Composite device for interfacing an array of atoms with a single nanophotonic cavity mode

TL;DR

This paper introduces a composite nanophotonic device combining a nanofiber and grating to trap atom arrays optimally coupled to a single cavity mode, enhancing atom-photon interactions.

Contribution

It presents a novel device design and analytical model for trapping atoms near a nanofiber with high cooperativity and optimal cavity coupling, supported by numerical simulations.

Findings

Successful formation of atom traps aligned with cavity antinodes

Potential for larger atom-nanofiber coupling than traditional methods

Analytical model agrees well with numerical simulations

Abstract

We propose a method of trapping atoms in arrays near to the surface of a composite nanophotonic device with optimal coupling to a single cavity mode.
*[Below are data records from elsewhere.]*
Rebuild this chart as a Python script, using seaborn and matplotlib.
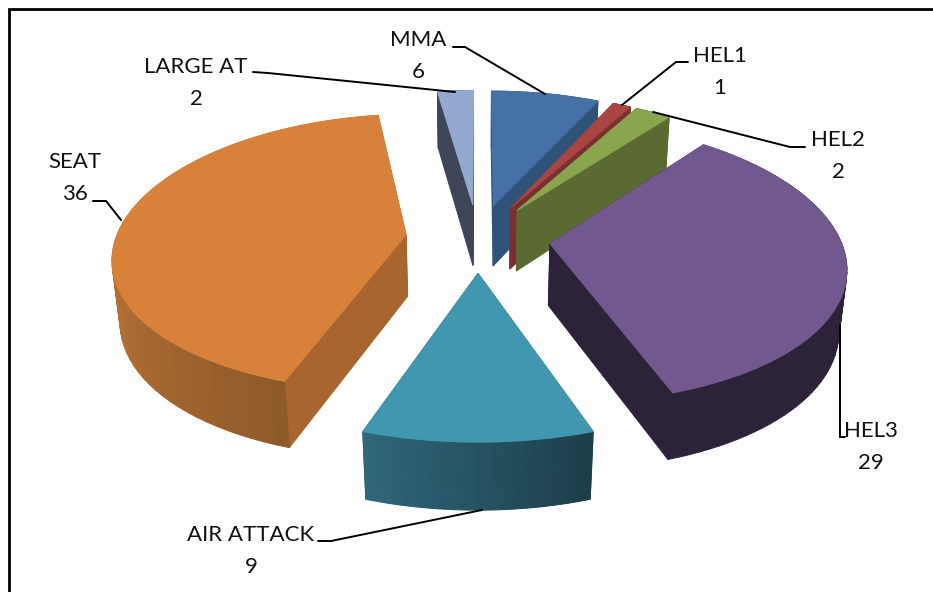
import matplotlib
matplotlib.use('Agg')

import matplotlib.pyplot as plt
from matplotlib.transforms import Transform
import seaborn as sns
import numpy as np

categories = ['MMA', 'HEL1', 'HEL2', 'HEL3', 'AIR ATTACK', 'SEAT', 'LARGE AT']
values = [6, 1, 2, 29, 9, 36, 2]

top_colors = ['#4571A6', '#A94643', '#89A54E', '#71588F', '#4197AF', '#D8813B', '#93A9CF']
side_left = ['#30537A', '#7A3030', '#5B6A32', '#2D2339', '#2F6779', '#C47A38', '#3E4559']
side_right = ['#30537A', '#7A3030', '#5B6A32', '#2D2339', '#1C3E4A', '#8F5A2A', '#3E4559']
cut_colors = ['#30537A', '#7A3030', '#5B6A32', '#2D2339', '#2F6779', '#A8652F', '#3E4559']

# label text position, then leader line
label_pos = [(418, 40), (720, 56), (838, 140), (871, 431), (251, 535), (75, 162), (196, 67)]
leaders = [
    [(453, 47), (465, 47), (545, 94)],
    [(688, 62), (676, 62), (622, 105)],
    [(653, 112), (790, 147), (805, 147)],
    [(840, 325), (840, 437), (845, 437)],
    [(318, 541), (331, 541), (482, 510)],
    [(93, 201), (106, 201), (121, 220)],
    [(253, 72), (268, 73), (455, 92)],
]

CX, CY = 478, 238
RX, RY = 290, 137
KX, KY = 0.149, 0.129
KZ = 0.022
THICK = 63
EXPLODE = 0.25


def project(x, y, z=0.0):
    x, y = np.asarray(x, float), np.asarray(y, float)
    fx = 1.0 / (1.0 + KX * y + KZ * z)
    fy = 1.0 / (1.0 + KY * y + KZ * z)
    return CX + RX * x * fx, CY - RY * y * fy + THICK * z * fy


class TopPlane(Transform):
    input_dims = 2
    output_dims = 2
    is_affine = False

    def transform_non_affine(self, values):
        values = np.asarray(values, float)
        sx, sy = project(values[:, 0], values[:, 1])
        return np.column_stack([sx, sy])


sns.set_theme(style='white')
plt.rcParams['font.family'] = ['Lato', 'DejaVu Sans']

fig = plt.figure(figsize=(9.33, 5.92), dpi=100)
ax = fig.add_axes([0, 0, 1, 1])

wedges, _ = ax.pie(values, explode=[EXPLODE] * len(values), colors=sns.color_palette(top_colors),
                   startangle=90, counterclock=False, radius=1)
ax.set_aspect('auto')
ax.set_xlim(0, 933)
ax.set_ylim(592, 0)
top_tr = TopPlane() + ax.transData


def wall(ax, x, y, color, zorder):
    # quad from the top edge down to the bottom edge
    sx0, sy0 = project(x, y, 0)
    sx1, sy1 = project(x[::-1], y[::-1], 1)
    ax.fill(np.r_[sx0, sx1], np.r_[sy0, sy1], color=color, lw=0.7, zorder=zorder)


# back slices first, then seat / hel3 / air attack in front
order = [6, 0, 1, 2, 5, 3, 4]
for rank, i in enumerate(order):
    w = wedges[i]
    cx, cy = w.center
    t1, t2 = np.radians(w.theta1), np.radians(w.theta2)
    zbase = 10 + rank * 3

    # straight cuts
    for t in (t1, t2):
        wall(ax, np.array([cx, cx + np.cos(t)]), np.array([cy, cy + np.sin(t)]), cut_colors[i], zbase)

    # rim, shaded along the arc (only the lower half of the seat rim shows)
    n = 60
    ts = np.linspace(t1, t2, n + 1)
    xs, ys = cx + np.cos(ts), cy + np.sin(ts)
    stops = [side_left[i], side_right[i]]
    if categories[i] == 'SEAT':
        stops = [side_left[i]] + stops
    shades = sns.blend_palette(stops, n)
    for j in range(n):
        wall(ax, xs[j:j + 2], ys[j:j + 2], shades[j], zbase + 1)

    w.set_transform(top_tr)
    w.set_zorder(zbase + 2)
    w.set_edgecolor(top_colors[i])
    w.set_linewidth(0.7)

for name, val, (tx, ty), line in zip(categories, values, label_pos, leaders):
    ax.text(tx, ty, name, ha='center', va='center', fontsize=16, color='#111111', zorder=50)
    ax.text(tx, ty + 32, str(val), ha='center', va='center', fontsize=16, color='#111111', zorder=50)
    ax.plot(*zip(*line), color='black', lw=1.4, zorder=40, solid_joinstyle='miter')

# chart frame runs off the right and bottom of the crop
ax.plot([9, 9, 933], [592, 9, 9], color='black', lw=2, zorder=60, solid_joinstyle='miter')

fig.savefig('out.png', dpi=100, facecolor='white')
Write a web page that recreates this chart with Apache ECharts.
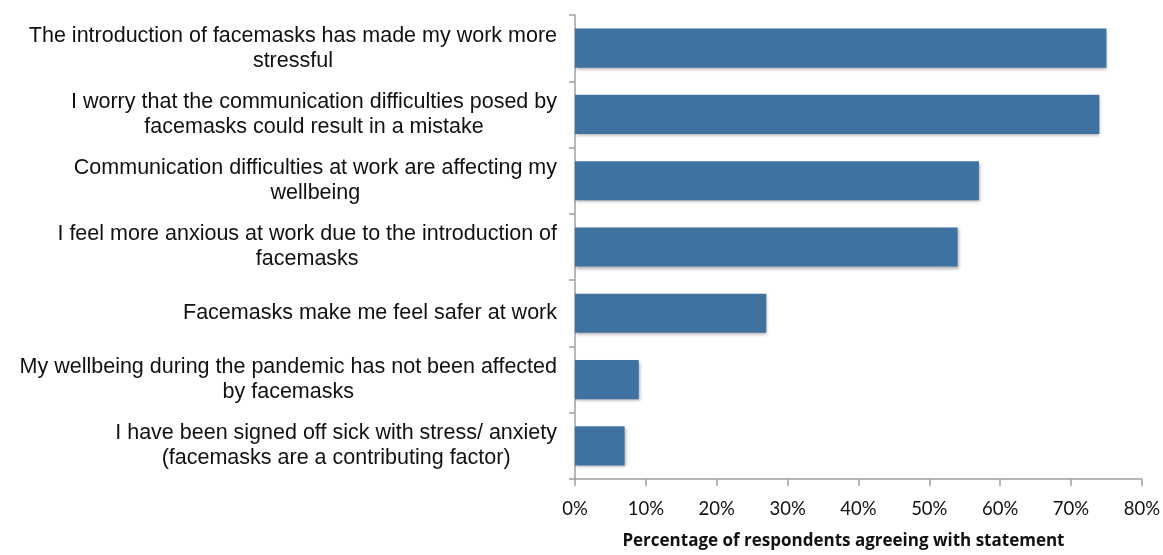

The device, comprised of a nanofiber mounted on a grating, allows the formation of periodic optical trapping potentials near to the nanofiber surface along with a high cooperativity nanofiber cavity. We model the device analytically and find good agreement with numerical simulations. We numerically demonstrate that for an experimentally realistic device, an array of traps can be formed whose centers coincide with the antinodes of a single cavity mode, guaranteeing optimal coupling to the cavity. Additionally, we simulate a trap suitable for a single atom within 100 nm of the fiber surface, potentially allowing larger coupling to the nanofiber than found using typical guided mode trapping techniques.